**Requirements:**
What is to be printed is the span of lines starting at the one containing "Rebuild this chart" and ending at the one containing "plt.rcParams['font.family'] = ['Liberation", reproduced exactly with pictures left out.

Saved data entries
========================

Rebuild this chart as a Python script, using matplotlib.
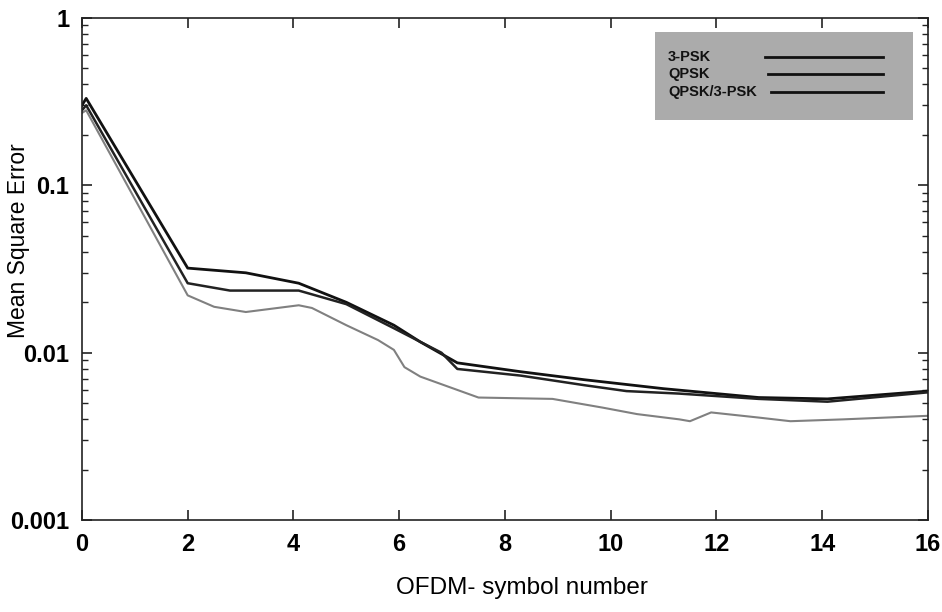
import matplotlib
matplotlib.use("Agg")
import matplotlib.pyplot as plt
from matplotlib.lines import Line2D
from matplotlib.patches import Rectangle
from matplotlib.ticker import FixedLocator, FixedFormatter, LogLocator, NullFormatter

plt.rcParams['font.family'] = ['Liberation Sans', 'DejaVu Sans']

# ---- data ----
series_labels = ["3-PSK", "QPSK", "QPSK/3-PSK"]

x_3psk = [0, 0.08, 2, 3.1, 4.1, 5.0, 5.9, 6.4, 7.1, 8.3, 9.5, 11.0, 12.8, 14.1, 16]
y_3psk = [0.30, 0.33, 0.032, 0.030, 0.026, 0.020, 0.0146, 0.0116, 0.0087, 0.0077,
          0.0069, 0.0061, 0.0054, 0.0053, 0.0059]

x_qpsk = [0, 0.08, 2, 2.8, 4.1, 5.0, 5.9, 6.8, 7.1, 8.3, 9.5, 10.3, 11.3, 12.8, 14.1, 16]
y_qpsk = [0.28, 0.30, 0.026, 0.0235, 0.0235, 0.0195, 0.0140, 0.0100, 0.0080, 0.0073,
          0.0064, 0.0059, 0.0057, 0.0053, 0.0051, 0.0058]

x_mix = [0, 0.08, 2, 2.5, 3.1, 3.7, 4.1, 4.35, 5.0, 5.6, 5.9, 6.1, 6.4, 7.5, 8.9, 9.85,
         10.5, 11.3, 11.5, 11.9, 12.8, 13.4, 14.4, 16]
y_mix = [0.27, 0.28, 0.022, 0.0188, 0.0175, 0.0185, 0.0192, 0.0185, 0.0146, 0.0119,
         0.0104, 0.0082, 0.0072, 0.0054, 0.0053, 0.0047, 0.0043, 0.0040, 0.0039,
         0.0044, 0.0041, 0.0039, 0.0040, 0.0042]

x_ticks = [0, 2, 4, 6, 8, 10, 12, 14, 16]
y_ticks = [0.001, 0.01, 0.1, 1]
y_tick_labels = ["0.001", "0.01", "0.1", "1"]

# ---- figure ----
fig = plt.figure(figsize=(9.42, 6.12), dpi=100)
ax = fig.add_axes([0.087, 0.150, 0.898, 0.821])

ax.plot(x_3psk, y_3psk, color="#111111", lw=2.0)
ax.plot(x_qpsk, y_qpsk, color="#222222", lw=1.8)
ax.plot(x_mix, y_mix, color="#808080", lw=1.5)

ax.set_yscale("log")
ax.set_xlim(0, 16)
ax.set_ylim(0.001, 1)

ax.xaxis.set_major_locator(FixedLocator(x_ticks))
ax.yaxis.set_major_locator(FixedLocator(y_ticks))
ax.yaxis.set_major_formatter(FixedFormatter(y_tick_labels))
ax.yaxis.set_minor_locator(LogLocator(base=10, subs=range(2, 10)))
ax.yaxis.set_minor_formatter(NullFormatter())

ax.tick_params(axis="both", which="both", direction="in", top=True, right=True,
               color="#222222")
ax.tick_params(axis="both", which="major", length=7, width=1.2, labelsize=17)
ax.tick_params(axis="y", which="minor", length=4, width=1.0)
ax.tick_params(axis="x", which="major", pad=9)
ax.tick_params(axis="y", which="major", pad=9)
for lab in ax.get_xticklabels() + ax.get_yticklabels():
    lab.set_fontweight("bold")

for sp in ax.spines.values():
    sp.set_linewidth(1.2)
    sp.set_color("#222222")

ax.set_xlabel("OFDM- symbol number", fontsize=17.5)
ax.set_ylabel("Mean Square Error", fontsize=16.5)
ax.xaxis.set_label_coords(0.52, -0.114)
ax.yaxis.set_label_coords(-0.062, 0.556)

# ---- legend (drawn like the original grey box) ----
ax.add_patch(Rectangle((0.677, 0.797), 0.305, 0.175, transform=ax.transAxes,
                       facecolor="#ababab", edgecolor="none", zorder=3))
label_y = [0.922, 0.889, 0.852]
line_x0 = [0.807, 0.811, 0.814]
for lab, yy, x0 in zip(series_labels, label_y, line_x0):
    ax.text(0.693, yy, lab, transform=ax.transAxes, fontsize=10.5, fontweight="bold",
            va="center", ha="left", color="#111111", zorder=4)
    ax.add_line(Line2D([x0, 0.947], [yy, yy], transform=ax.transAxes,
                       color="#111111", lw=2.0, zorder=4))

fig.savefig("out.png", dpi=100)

========================

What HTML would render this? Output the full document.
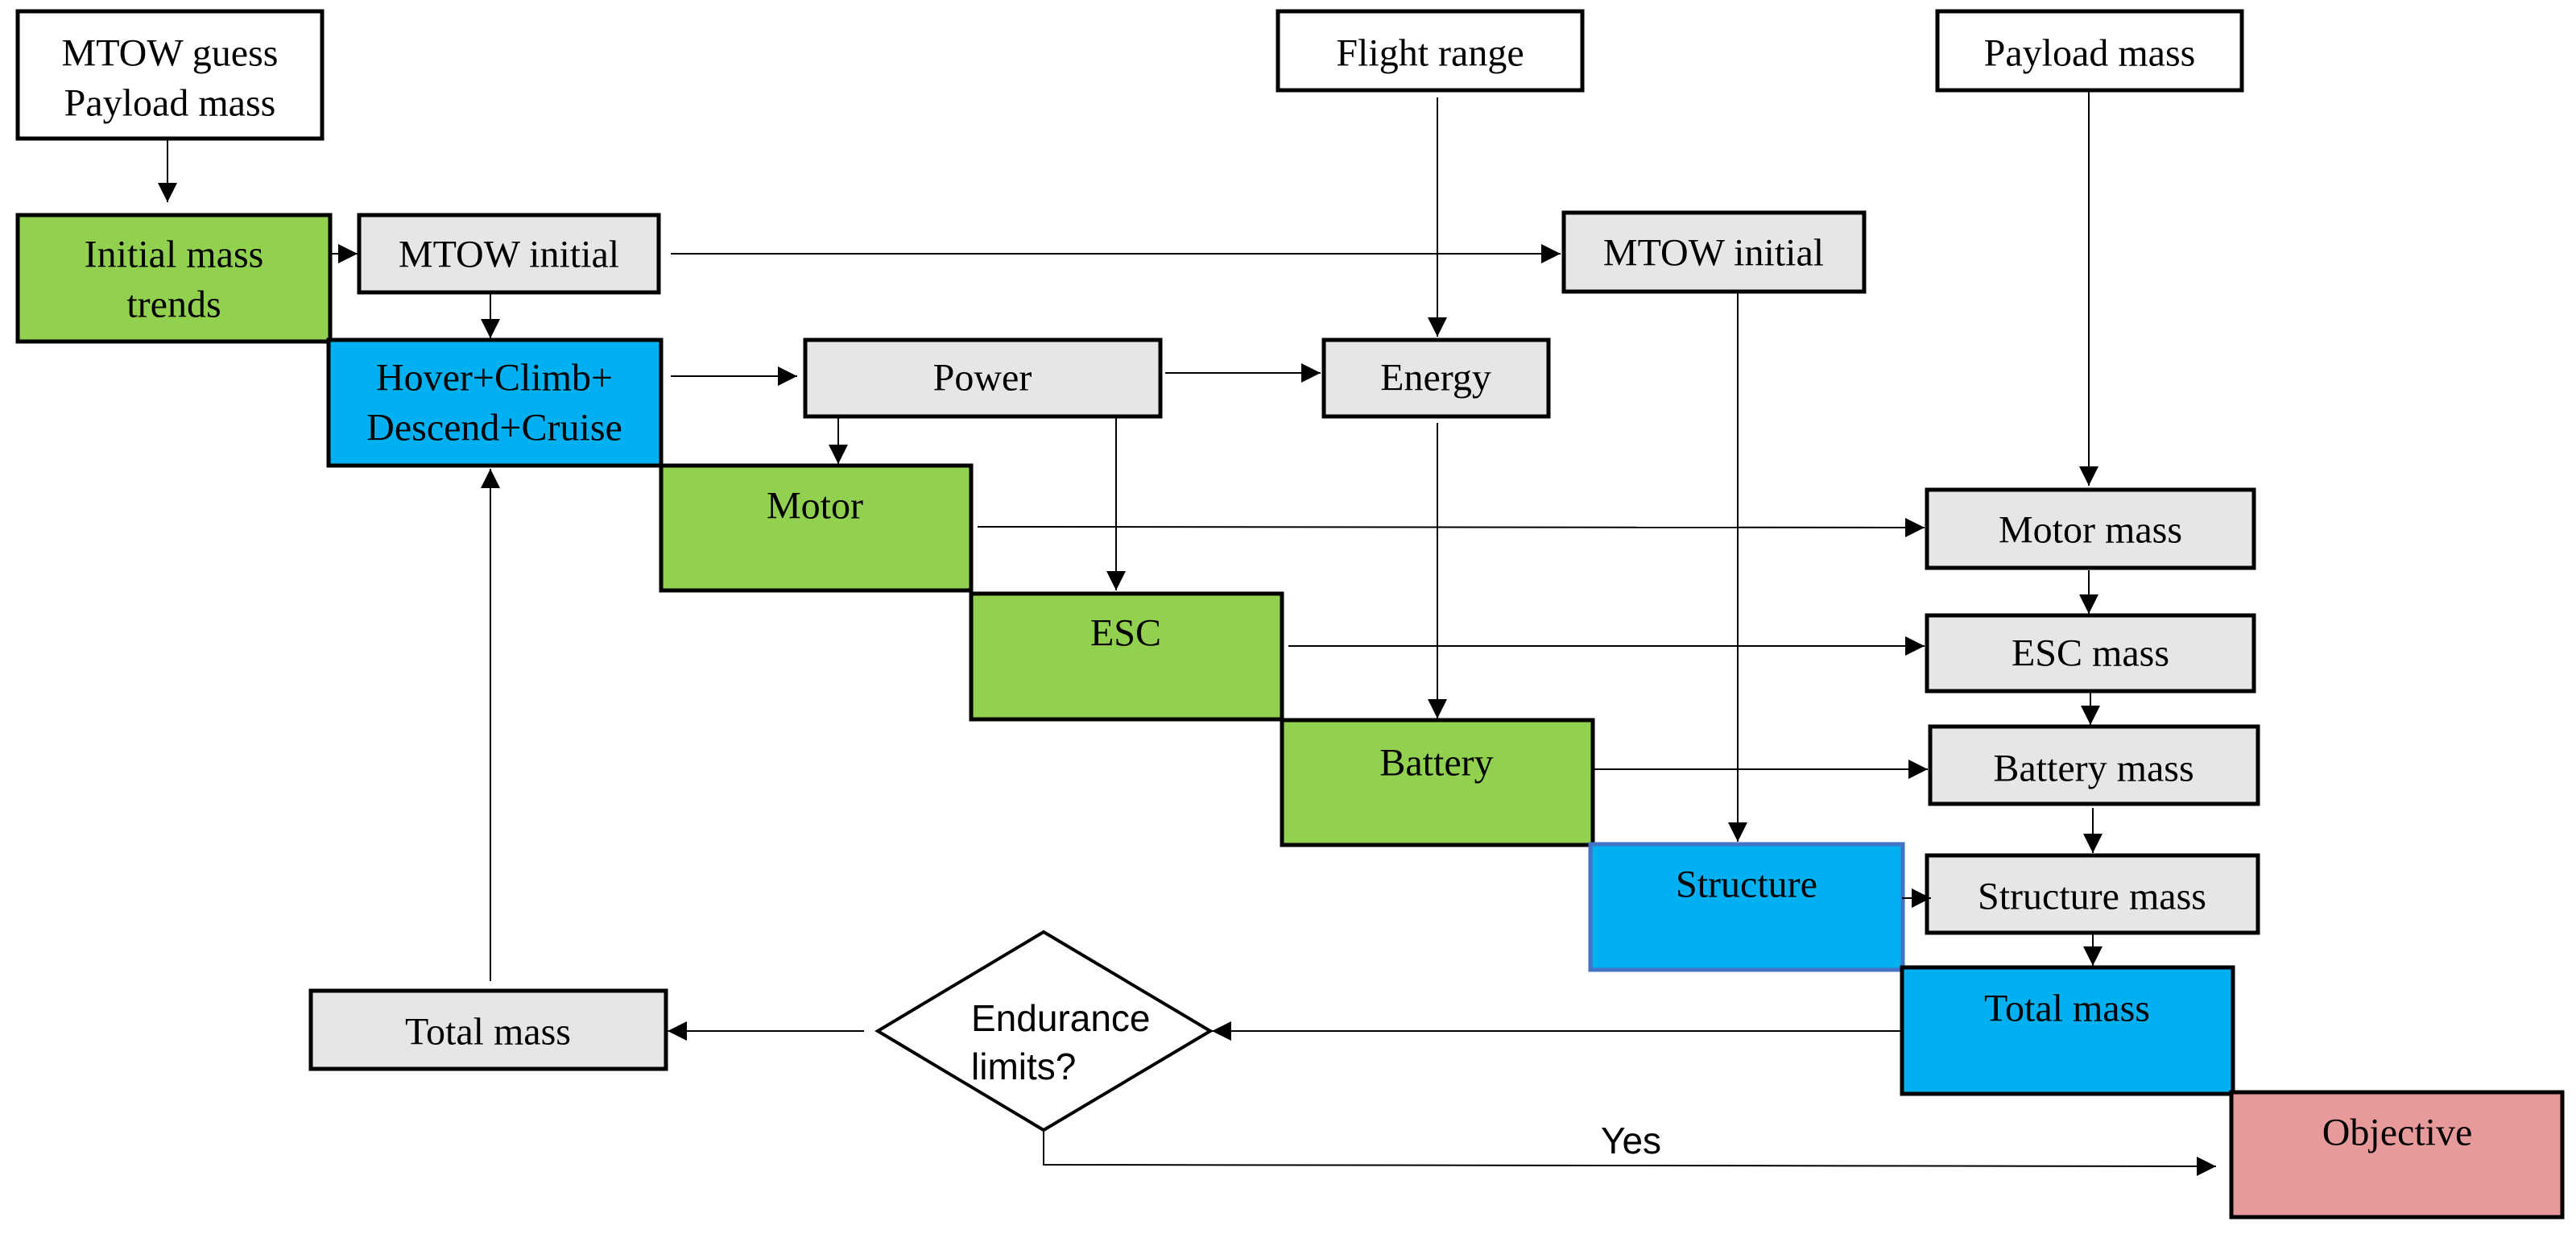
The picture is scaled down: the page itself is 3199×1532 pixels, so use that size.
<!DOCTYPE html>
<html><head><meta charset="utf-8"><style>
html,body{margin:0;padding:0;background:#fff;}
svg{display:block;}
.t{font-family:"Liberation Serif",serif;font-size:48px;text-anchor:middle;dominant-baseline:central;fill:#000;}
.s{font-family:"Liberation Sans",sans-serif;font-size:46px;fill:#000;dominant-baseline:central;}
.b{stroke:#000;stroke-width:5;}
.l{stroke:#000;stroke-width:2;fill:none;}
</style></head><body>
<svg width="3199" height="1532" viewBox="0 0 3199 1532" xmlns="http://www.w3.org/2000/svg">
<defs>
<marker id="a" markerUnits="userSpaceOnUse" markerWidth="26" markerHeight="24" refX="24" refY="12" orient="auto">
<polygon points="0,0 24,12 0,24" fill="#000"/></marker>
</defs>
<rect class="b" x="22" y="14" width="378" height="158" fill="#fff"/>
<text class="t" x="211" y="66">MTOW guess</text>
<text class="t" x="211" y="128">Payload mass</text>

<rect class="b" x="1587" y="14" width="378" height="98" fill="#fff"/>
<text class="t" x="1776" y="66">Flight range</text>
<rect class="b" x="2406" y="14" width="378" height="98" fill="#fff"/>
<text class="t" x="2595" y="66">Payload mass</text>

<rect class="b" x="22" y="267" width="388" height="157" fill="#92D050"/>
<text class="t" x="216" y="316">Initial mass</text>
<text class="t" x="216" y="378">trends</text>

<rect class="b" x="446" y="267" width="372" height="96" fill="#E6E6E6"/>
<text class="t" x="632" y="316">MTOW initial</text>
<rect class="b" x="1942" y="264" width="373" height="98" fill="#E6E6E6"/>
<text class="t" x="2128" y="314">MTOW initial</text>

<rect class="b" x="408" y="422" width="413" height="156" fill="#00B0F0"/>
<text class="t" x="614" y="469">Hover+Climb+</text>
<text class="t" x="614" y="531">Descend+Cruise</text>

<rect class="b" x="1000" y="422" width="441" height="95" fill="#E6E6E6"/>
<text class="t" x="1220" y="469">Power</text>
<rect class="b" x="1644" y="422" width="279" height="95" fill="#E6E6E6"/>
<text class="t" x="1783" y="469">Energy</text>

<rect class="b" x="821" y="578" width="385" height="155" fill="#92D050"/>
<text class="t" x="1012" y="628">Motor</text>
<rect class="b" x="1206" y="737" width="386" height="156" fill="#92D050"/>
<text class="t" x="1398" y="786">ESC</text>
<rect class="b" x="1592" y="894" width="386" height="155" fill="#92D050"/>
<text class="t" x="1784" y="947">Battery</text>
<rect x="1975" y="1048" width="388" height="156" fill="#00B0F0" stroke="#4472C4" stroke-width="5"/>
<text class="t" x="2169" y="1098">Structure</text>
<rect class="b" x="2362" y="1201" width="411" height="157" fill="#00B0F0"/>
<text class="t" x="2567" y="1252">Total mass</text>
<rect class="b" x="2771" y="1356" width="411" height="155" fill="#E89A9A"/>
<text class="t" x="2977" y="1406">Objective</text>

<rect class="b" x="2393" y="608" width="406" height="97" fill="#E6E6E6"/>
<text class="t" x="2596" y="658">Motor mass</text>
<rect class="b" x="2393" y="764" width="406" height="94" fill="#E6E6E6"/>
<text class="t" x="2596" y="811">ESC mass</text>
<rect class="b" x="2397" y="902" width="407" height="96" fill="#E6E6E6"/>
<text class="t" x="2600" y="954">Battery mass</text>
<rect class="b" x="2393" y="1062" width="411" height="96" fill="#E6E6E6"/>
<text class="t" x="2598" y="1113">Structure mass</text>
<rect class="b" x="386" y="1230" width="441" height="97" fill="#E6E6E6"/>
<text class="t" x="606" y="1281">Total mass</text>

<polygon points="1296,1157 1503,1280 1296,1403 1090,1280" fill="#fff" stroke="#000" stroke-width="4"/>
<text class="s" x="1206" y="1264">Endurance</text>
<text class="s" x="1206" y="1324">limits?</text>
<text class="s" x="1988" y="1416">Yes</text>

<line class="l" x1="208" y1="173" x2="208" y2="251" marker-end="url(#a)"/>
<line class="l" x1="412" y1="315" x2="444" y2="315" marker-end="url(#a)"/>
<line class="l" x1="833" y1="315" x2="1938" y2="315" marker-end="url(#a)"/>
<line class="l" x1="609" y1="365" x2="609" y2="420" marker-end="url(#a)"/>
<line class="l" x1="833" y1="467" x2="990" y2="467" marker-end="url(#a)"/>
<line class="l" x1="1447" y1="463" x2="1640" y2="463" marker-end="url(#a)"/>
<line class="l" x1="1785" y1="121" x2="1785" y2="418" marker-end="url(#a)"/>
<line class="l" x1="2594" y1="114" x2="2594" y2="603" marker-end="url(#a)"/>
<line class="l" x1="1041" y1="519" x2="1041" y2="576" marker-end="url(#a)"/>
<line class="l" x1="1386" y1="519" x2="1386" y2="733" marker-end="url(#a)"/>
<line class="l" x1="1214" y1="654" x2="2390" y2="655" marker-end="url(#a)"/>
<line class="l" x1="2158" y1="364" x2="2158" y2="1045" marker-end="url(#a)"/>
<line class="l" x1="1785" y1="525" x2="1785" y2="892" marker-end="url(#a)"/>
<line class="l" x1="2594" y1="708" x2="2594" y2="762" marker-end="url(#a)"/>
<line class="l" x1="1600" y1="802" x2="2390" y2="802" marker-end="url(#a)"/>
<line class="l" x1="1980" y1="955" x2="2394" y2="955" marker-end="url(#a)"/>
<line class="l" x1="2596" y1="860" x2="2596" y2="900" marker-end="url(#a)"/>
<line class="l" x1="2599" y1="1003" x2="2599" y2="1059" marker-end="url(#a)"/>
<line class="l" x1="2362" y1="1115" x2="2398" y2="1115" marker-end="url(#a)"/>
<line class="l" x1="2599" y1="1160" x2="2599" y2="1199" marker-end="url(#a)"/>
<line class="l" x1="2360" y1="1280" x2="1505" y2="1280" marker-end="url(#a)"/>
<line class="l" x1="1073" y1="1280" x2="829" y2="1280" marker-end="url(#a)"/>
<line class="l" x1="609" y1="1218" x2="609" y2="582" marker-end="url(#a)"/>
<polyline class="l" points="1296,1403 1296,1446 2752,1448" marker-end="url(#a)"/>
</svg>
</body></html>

========================

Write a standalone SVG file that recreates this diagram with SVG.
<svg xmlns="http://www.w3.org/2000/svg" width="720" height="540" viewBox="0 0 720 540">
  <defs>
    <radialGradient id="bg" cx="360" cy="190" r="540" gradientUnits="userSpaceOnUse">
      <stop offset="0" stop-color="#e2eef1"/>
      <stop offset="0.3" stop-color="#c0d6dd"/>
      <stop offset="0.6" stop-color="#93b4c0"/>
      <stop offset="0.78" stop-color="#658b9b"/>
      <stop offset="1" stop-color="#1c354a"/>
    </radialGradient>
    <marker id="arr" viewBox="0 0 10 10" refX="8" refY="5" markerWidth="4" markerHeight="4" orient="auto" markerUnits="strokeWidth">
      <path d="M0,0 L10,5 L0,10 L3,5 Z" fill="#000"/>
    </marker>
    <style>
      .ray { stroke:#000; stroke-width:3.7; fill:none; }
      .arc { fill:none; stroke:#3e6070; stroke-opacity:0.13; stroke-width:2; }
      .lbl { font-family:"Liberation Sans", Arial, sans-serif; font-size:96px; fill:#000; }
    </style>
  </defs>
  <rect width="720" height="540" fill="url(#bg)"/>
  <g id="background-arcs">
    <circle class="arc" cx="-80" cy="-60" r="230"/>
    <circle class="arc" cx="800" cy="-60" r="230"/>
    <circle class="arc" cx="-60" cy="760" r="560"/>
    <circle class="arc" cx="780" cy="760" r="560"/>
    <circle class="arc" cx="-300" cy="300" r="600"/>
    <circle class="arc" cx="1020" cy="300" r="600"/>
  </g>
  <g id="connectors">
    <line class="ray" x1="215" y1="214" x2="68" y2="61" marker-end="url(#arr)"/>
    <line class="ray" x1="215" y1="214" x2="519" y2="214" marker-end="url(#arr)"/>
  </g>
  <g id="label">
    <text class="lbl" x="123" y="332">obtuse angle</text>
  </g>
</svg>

========================

**Answer below:**
Rebuild this chart as a Python script, using matplotlib.
import matplotlib
matplotlib.use("Agg")
import matplotlib.pyplot as plt
from matplotlib.lines import Line2D
from matplotlib.patches import Rectangle
from matplotlib.ticker import FixedLocator, FixedFormatter, LogLocator, NullFormatter

plt.rcParams['font.family'] = ['Liberation Sans', 'DejaVu Sans']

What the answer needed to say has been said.